Sul perché dell’omicidio nessuna risposta fino al 1993, grazie alle dichiarazioni del pentito Umberto Santacaterina. I mandanti dell’omicidio D’Uva erano, secondo i racconti raccolti, i boss Gaetano Costa e Mario Marchese, il killer un ragazzo che all’epoca dei fatti aveva 19 anni, Placido Calogero.

L’avvocato è stato ucciso perché tutti gli altri capissero che dovevano impegnarsi di più e meglio, in una sorta di strategia della paura che avrebbe dovuto paralizzare l’intera aula. Con il passare del tempo ulteriori conferme arrivarono anche da Reggio e coinvolgono anche un altro boss, Iamonte che aveva deciso di rivolgersi a D’Uva proprio perché noto penalista, ma la sua richiesta non era stata accolta. Il processo per la morte dell’avvocato si sposta a Catania e nel ’95 Iamonte, Calogero e l’autista complice del killer, De Domenico, vengono condannati all’ergastolo, Costa a 15 anni. Pene ridotte in appello.
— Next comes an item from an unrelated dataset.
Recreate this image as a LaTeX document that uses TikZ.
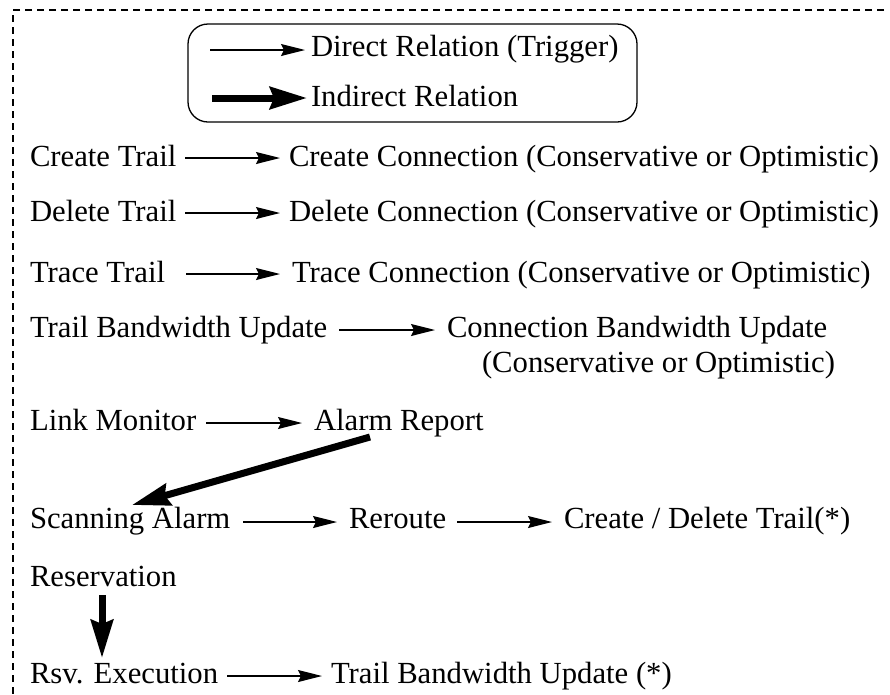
\documentclass[tikz,border=0pt]{standalone}
\usepackage{fontspec}
\setmainfont{Liberation Serif}
\usetikzlibrary{arrows.meta}
\begin{document}
\begin{tikzpicture}[x=1pt,y=-1pt,
  font=\fontsize{30.7}{36}\selectfont,
  lbl/.style={anchor=base west,inner sep=0pt,outer sep=0pt},
  thinarrow/.style={line width=1.3pt,-{Stealth[length=24pt,width=12pt,inset=3pt]}},
  thickarrow/.style={line width=7pt,-{Stealth[length=38pt,width=22pt,inset=4pt]}},
  frame/.style={line width=1.3pt,dash pattern=on 7pt off 5pt}]
\useasboundingbox (0,0) rectangle (890,694);
% outer dashed frame (top and left edges only)
\draw[frame] (884,10) -- (13,10) -- (13,694);
% legend
\node[draw,line width=1.3pt,rounded corners=20pt,minimum width=449pt,minimum height=98pt,inner sep=0pt] (legend) at (412.5,73) {};
\coordinate (l1a) at (210,50);
\coordinate (l1b) at (305,50);
\coordinate (l2a) at (212,98);
\coordinate (l2b) at (307,98);
\draw[thinarrow] (l1a) -- (l1b);
\draw[line width=7pt,-{Stealth[length=37pt,width=22pt,inset=4pt]}] (l2a) -- (l2b);
\node[lbl] (ldirect) at (311,56) {Direct Relation (Trigger)};
\node[lbl] (lindirect) at (311,106) {Indirect Relation};
% rows
\node[lbl] (ct) at (30,166) {Create Trail};
\node[lbl] (cc) at (289,166) {Create Connection (Conservative or Optimistic)};
\node[lbl] (dt) at (30,221) {Delete Trail};
\node[lbl] (dc) at (289,221) {Delete Connection (Conservative or Optimistic)};
\node[lbl] (tt) at (30,282) {Trace Trail};
\node[lbl] (tc) at (292,282) {Trace Connection (Conservative or Optimistic)};
\node[lbl] (tbu) at (30,337) {Trail Bandwidth Update};
\node[lbl] (cbu) at (447,337) {Connection Bandwidth Update};
\node[lbl] (cbu2) at (482,372) {(Conservative or Optimistic)};
\node[lbl] (lm) at (30,430) {Link Monitor};
\node[lbl] (ar) at (314,430) {Alarm Report};
\node[lbl] (sa) at (30,528) {Scanning Alarm};
\node[lbl] (rr) at (349,528) {Reroute};
\node[lbl] (cdt) at (564,528) {Create / Delete Trail(*)};
\node[lbl] (rsv) at (30,586) {Reservation};
\node[lbl] (rex) at (30,683) {Rsv. Execution};
\node[lbl] (tbu2) at (331,683) {Trail Bandwidth Update (*)};
% direct relations
\draw[thinarrow] ([shift={(-104,-8)}]cc.base west) -- ([shift={(-9,-8)}]cc.base west);
\draw[thinarrow] ([shift={(-104,-8)}]dc.base west) -- ([shift={(-9,-8)}]dc.base west);
\draw[thinarrow] ([shift={(-106,-8)}]tc.base west) -- ([shift={(-12,-8)}]tc.base west);
\draw[thinarrow] ([shift={(-108,-7)}]cbu.base west) -- ([shift={(-12,-7)}]cbu.base west);
\draw[thinarrow] ([shift={(-108,-7)}]ar.base west) -- ([shift={(-12,-7)}]ar.base west);
\draw[thinarrow] ([shift={(-106,-6)}]rr.base west) -- ([shift={(-12,-6)}]rr.base west);
\draw[thinarrow] ([shift={(-107,-6)}]cdt.base west) -- ([shift={(-12,-6)}]cdt.base west);
\draw[thinarrow] ([shift={(-104,-7)}]tbu2.base west) -- ([shift={(-9,-7)}]tbu2.base west);
% indirect relations
\draw[thickarrow] ([shift={(56,7)}]ar.base west) -- ([shift={(102,-23)}]sa.base west);
\draw[thickarrow] ([shift={(72,9)}]rsv.base west) -- ([shift={(72,-25)}]rex.base west);
\end{tikzpicture}
\end{document}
In ricordo dell’avvocato D’Uva in Tribunale c’è una targa “stroncato da cieca violenza”. In pochi ricordano quegli anni bui, quella scarpa lanciata con violenza e arroganza da una gabbia per firmare la morte di un uomo. D’Uva doveva morire perché gli altri capissero. Davvero quel messaggio di terrore scritto col sangue di un uomo è lontano? La memoria serve per non abbassare mai la guardia, non dovremmo mai smettere di ricordare, perché è quando dimentichiamo che diventiamo facili prede. Per questo penso che quel mio errore sabato 4 maggio nello scrivere Nino D’Uva invece che Francesco, senza sapere che il 6 maggio ricorreva il tragico anniversario, non è un caso. Forse era solo un modo, un “segno” per costringerci a ricordare quel che non va messo nel cassetto.